The clip, which has been viewed more than 1.7 million times, claims Amazon workplaces “treat us like family.”

“At Amazon you can sit down when you’re tired and take a nap at your station,” a caption from TikTok user @rare.ssur reads in the video, which shows a man sitting on the ground in a warehouse of some kind.

The Independent has reached out to the video creator and Amazon for more information.

After years of claims about worker abuse inside of Amazon facilities, some commenters were sceptical about the video’s claims.

“Is this HR pretending to be an hourly team member?” one viewer wrote.

“THIS HAS TO BE SATIRE” another said.

Their scepticism isn’t baseless. Amazon does have a record of paying social media users to talk about the company’s positive aspects.

At the end of 2021, Amazon quietly ended a programme that paid hand-selected workers to post positive messages about the company on social media to counter “untruths” about working conditions inside its warehouses.

The @rare.ssur TikTok account, which began posting videos at the beginning of this year, has a number of clips making positive claims about Amazon, including that warehouse workers make nearly $50 an hour, even though average fulfillment center employees usually make less than half that at the company, according to data from ZipRecruiter.

The account also features a number of posts alluding to vague schemes to make thousands of dollars each month, including something called the Apple method, showing a safe full of Apple products.

TikTok videos aside, Amazon workers have long complained about high productivity targets inside warehouses forcing them to work brutal hours and sometimes even pee in bottles, which the company denies.

Over the holiday season, when the company faces extreme demand, workers at two Chicago facilities walked out to protest for better conditions.

The company has also recently began asking workers to do 10-plus hour graveyard shifts, a policy Amazon delivery drivers have said is causing them to stay out late and make high numbers of deliveries, compromising their safety.

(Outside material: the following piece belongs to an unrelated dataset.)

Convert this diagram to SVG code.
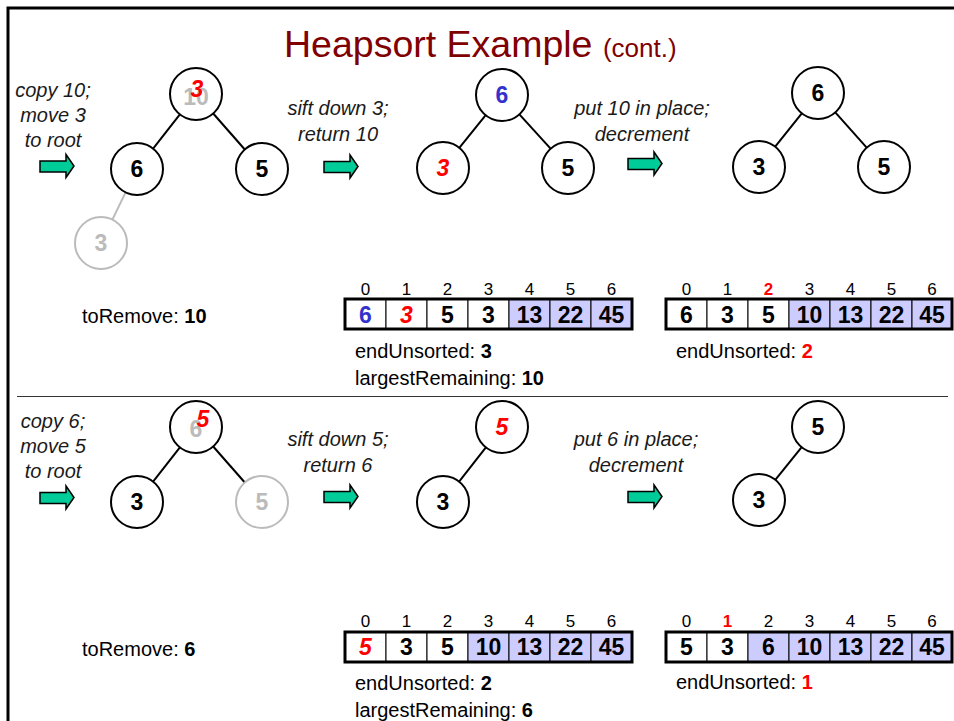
<svg xmlns="http://www.w3.org/2000/svg" width="954" height="721" viewBox="0 0 954 721">
<style>
text{font-family:"Liberation Sans",Arial,sans-serif}
.lbl{font-size:20px;font-style:italic;fill:#1a1a1a;text-anchor:middle}
.nd{fill:#fff;stroke:#000;stroke-width:2}
.ndg{fill:#fff;stroke:#bbb;stroke-width:2}
.nt{font-size:23px;font-weight:bold;text-anchor:middle;fill:#000}
.edge{stroke:#000;stroke-width:2;fill:none}
.edgeg{stroke:#bbb;stroke-width:2;fill:none}
.txt{font-size:20px;fill:#000}
.idx{font-size:17px;text-anchor:middle;fill:#000}
.val{font-size:23px;font-weight:bold;text-anchor:middle;fill:#000}
.cell{fill:#fff;stroke:#000;stroke-width:1}
.cellf{fill:#ccccff;stroke:#000;stroke-width:1}
.outer{fill:none;stroke:#000;stroke-width:3}
.b{font-weight:bold}
.it{font-style:italic}
.gray{fill:#bbb}
.red{fill:#ff0000}
.blue{fill:#3333cc}
</style>
<defs>
<path id="arr" d="M0,-5.5 H26 V-12 L34,-0.5 L26,11 V5.5 H0 Z" fill="#00cc99" stroke="#000" stroke-width="1.5"/>
</defs>

<!-- frame -->
<path d="M8,721 V8 H954" fill="none" stroke="#000" stroke-width="3"/>
<line x1="17" y1="396.5" x2="948" y2="396.5" stroke="#333" stroke-width="1"/>

<!-- title -->
<text x="284" y="57" font-size="37.5" fill="#800000">Heapsort Example <tspan font-size="26">(cont.)</tspan></text>

<!-- arrows -->
<g id="arrows">
<use href="#arr" x="40" y="166.5"/>
<use href="#arr" x="324" y="167"/>
<use href="#arr" x="628" y="164"/>
<use href="#arr" x="40" y="498"/>
<use href="#arr" x="324" y="497"/>
<use href="#arr" x="628" y="497"/>
</g>

<!-- step labels -->
<g id="labels">
<text class="lbl" x="53" y="97">copy 10;</text>
<text class="lbl" x="53" y="122">move 3</text>
<text class="lbl" x="53" y="147">to root</text>
<text class="lbl" x="338" y="115">sift down 3;</text>
<text class="lbl" x="338" y="141">return 10</text>
<text class="lbl" x="642" y="115">put 10 in place;</text>
<text class="lbl" x="642" y="141">decrement</text>
<text class="lbl" x="53" y="428">copy 6;</text>
<text class="lbl" x="53" y="453">move 5</text>
<text class="lbl" x="53" y="478">to root</text>
<text class="lbl" x="338" y="446">sift down 5;</text>
<text class="lbl" x="338" y="472">return 6</text>
<text class="lbl" x="636" y="446">put 6 in place;</text>
<text class="lbl" x="636" y="472">decrement</text>
</g>

<!-- connectors -->
<g id="connectors">
<line class="edge" x1="179.9" y1="114.4" x2="153.1" y2="148.6"/>
<line class="edge" x1="213.2" y1="113.5" x2="244.8" y2="149.5"/>
<line class="edgeg" x1="125.6" y1="192.4" x2="112.4" y2="219.6"/>
<line class="edge" x1="485.7" y1="115.2" x2="459.3" y2="147.8"/>
<line class="edge" x1="519.4" y1="114.3" x2="550.6" y2="148.7"/>
<line class="edge" x1="801.8" y1="113.3" x2="775.2" y2="146.7"/>
<line class="edge" x1="835.3" y1="112.4" x2="866.7" y2="147.6"/>
<line class="edge" x1="179.9" y1="447.4" x2="153.1" y2="481.6"/>
<line class="edge" x1="213.2" y1="446.5" x2="244.8" y2="482.5"/>
<line class="edge" x1="485.9" y1="447.4" x2="459.1" y2="481.6"/>
<line class="edge" x1="801.7" y1="447.2" x2="775.3" y2="479.8"/>
</g>

<!-- top tree 1 -->
<g id="t1-root"><circle class="nd" cx="196" cy="94" r="26"/><text class="nt gray" x="196" y="105">10</text><text class="nt red it" x="197" y="97">3</text></g>
<g id="t1-l"><circle class="nd" cx="137" cy="169" r="26"/><text class="nt" x="137" y="177">6</text></g>
<g id="t1-r"><circle class="nd" cx="262" cy="169" r="26"/><text class="nt" x="262" y="177">5</text></g>
<g id="t1-g"><circle class="ndg" cx="101" cy="243" r="26"/><text class="nt gray" x="101" y="251">3</text></g>

<!-- top tree 2 -->
<g id="t2-root"><circle class="nd" cx="502" cy="95" r="26"/><text class="nt blue" x="502" y="103">6</text></g>
<g id="t2-l"><circle class="nd" cx="443" cy="168" r="26"/><text class="nt red it" x="443" y="176">3</text></g>
<g id="t2-r"><circle class="nd" cx="568" cy="168" r="26"/><text class="nt" x="568" y="176">5</text></g>

<!-- top tree 3 -->
<g id="t3-root"><circle class="nd" cx="818" cy="93" r="26"/><text class="nt" x="818" y="101">6</text></g>
<g id="t3-l"><circle class="nd" cx="759" cy="167" r="26"/><text class="nt" x="759" y="175">3</text></g>
<g id="t3-r"><circle class="nd" cx="884" cy="167" r="26"/><text class="nt" x="884" y="175">5</text></g>

<!-- bottom tree 1 -->
<g id="b1-root"><circle class="nd" cx="196" cy="427" r="26"/><text class="nt gray" x="196" y="437">6</text><text class="nt red it" x="203" y="427">5</text></g>
<g id="b1-l"><circle class="nd" cx="137" cy="502" r="26"/><text class="nt" x="137" y="510">3</text></g>
<g id="b1-r"><circle class="ndg" cx="262" cy="502" r="26"/><text class="nt gray" x="262" y="510">5</text></g>

<!-- bottom tree 2 -->
<g id="b2-root"><circle class="nd" cx="502" cy="427" r="26"/><text class="nt red it" x="502" y="435">5</text></g>
<g id="b2-l"><circle class="nd" cx="443" cy="502" r="26"/><text class="nt" x="443" y="510">3</text></g>

<!-- bottom tree 3 -->
<g id="b3-root"><circle class="nd" cx="818" cy="427" r="26"/><text class="nt" x="818" y="435">5</text></g>
<g id="b3-l"><circle class="nd" cx="759" cy="500" r="26"/><text class="nt" x="759" y="508">3</text></g>

<!-- toRemove -->
<g id="toremove1"><text class="txt" x="82" y="323">toRemove: <tspan class="b">10</tspan></text></g>
<g id="toremove2"><text class="txt" x="82" y="656">toRemove: <tspan class="b">6</tspan></text></g>

<!-- array 1 -->
<g id="array1">
<rect class="cell" x="345" y="299" width="41" height="30"/>
<rect class="cell" x="386" y="299" width="41" height="30"/>
<rect class="cell" x="427" y="299" width="41" height="30"/>
<rect class="cell" x="468" y="299" width="41" height="30"/>
<rect class="cellf" x="509" y="299" width="41" height="30"/>
<rect class="cellf" x="550" y="299" width="41" height="30"/>
<rect class="cellf" x="591" y="299" width="41" height="30"/>
<rect class="outer" x="345" y="299" width="287" height="30"/>
<text class="idx" x="365.5" y="295">0</text><text class="idx" x="406.5" y="295">1</text><text class="idx" x="447.5" y="295">2</text><text class="idx" x="488.5" y="295">3</text><text class="idx" x="529.5" y="295">4</text><text class="idx" x="570.5" y="295">5</text><text class="idx" x="611.5" y="295">6</text>
<text class="val blue" x="365.5" y="323">6</text><text class="val red it" x="406.5" y="323">3</text><text class="val" x="447.5" y="323">5</text><text class="val" x="488.5" y="323">3</text><text class="val" x="529.5" y="323">13</text><text class="val" x="570.5" y="323">22</text><text class="val" x="611.5" y="323">45</text>
<text class="txt" x="355" y="358">endUnsorted: <tspan class="b">3</tspan></text>
<text class="txt" x="355" y="385">largestRemaining: <tspan class="b">10</tspan></text>
</g>

<!-- array 2 -->
<g id="array2">
<rect class="cell" x="666" y="299" width="41" height="30"/>
<rect class="cell" x="707" y="299" width="41" height="30"/>
<rect class="cell" x="748" y="299" width="41" height="30"/>
<rect class="cellf" x="789" y="299" width="41" height="30"/>
<rect class="cellf" x="830" y="299" width="41" height="30"/>
<rect class="cellf" x="871" y="299" width="41" height="30"/>
<rect class="cellf" x="912" y="299" width="40" height="30"/>
<rect class="outer" x="666" y="299" width="286" height="30"/>
<text class="idx" x="686.5" y="295">0</text><text class="idx" x="727.5" y="295">1</text><text class="idx red b" x="768.5" y="295">2</text><text class="idx" x="809.5" y="295">3</text><text class="idx" x="850.5" y="295">4</text><text class="idx" x="891.5" y="295">5</text><text class="idx" x="932" y="295">6</text>
<text class="val" x="686.5" y="323">6</text><text class="val" x="727.5" y="323">3</text><text class="val" x="768.5" y="323">5</text><text class="val" x="809.5" y="323">10</text><text class="val" x="850.5" y="323">13</text><text class="val" x="891.5" y="323">22</text><text class="val" x="932" y="323">45</text>
<text class="txt" x="676" y="358">endUnsorted: <tspan class="b red">2</tspan></text>
</g>

<!-- array 3 -->
<g id="array3">
<rect class="cell" x="345" y="632" width="41" height="30"/>
<rect class="cell" x="386" y="632" width="41" height="30"/>
<rect class="cell" x="427" y="632" width="41" height="30"/>
<rect class="cellf" x="468" y="632" width="41" height="30"/>
<rect class="cellf" x="509" y="632" width="41" height="30"/>
<rect class="cellf" x="550" y="632" width="41" height="30"/>
<rect class="cellf" x="591" y="632" width="41" height="30"/>
<rect class="outer" x="345" y="632" width="287" height="30"/>
<text class="idx" x="365.5" y="627">0</text><text class="idx" x="406.5" y="627">1</text><text class="idx" x="447.5" y="627">2</text><text class="idx" x="488.5" y="627">3</text><text class="idx" x="529.5" y="627">4</text><text class="idx" x="570.5" y="627">5</text><text class="idx" x="611.5" y="627">6</text>
<text class="val red it" x="365.5" y="655">5</text><text class="val" x="406.5" y="655">3</text><text class="val" x="447.5" y="655">5</text><text class="val" x="488.5" y="655">10</text><text class="val" x="529.5" y="655">13</text><text class="val" x="570.5" y="655">22</text><text class="val" x="611.5" y="655">45</text>
<text class="txt" x="355" y="690">endUnsorted: <tspan class="b">2</tspan></text>
<text class="txt" x="355" y="717">largestRemaining: <tspan class="b">6</tspan></text>
</g>

<!-- array 4 -->
<g id="array4">
<rect class="cell" x="666" y="632" width="41" height="30"/>
<rect class="cell" x="707" y="632" width="41" height="30"/>
<rect class="cellf" x="748" y="632" width="41" height="30"/>
<rect class="cellf" x="789" y="632" width="41" height="30"/>
<rect class="cellf" x="830" y="632" width="41" height="30"/>
<rect class="cellf" x="871" y="632" width="41" height="30"/>
<rect class="cellf" x="912" y="632" width="40" height="30"/>
<rect class="outer" x="666" y="632" width="286" height="30"/>
<text class="idx" x="686.5" y="627">0</text><text class="idx red b" x="727.5" y="627">1</text><text class="idx" x="768.5" y="627">2</text><text class="idx" x="809.5" y="627">3</text><text class="idx" x="850.5" y="627">4</text><text class="idx" x="891.5" y="627">5</text><text class="idx" x="932" y="627">6</text>
<text class="val" x="686.5" y="655">5</text><text class="val" x="727.5" y="655">3</text><text class="val" x="768.5" y="655">6</text><text class="val" x="809.5" y="655">10</text><text class="val" x="850.5" y="655">13</text><text class="val" x="891.5" y="655">22</text><text class="val" x="932" y="655">45</text>
<text class="txt" x="676" y="689">endUnsorted: <tspan class="b red">1</tspan></text>
</g>
</svg>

In March, an Amazon warehouse employee sued the company for allegedly not letting workers take their full mandated rest breaks.

The company has also been accused of inappropriately stifling labour activity, with the National Labor Relations Board claiming in January that Amazon “repeatedly broke the law by threatening, surveilling, and interrogating their Staten Island warehouse workers who are engaged in a union organizing campaign,” which the company denies.

Last year, California signed a new law and became the first state to mandate that retailers like Amazon can’t penalise workers for missing productivity quotas because of health and safety needs, such as bathroom breaks.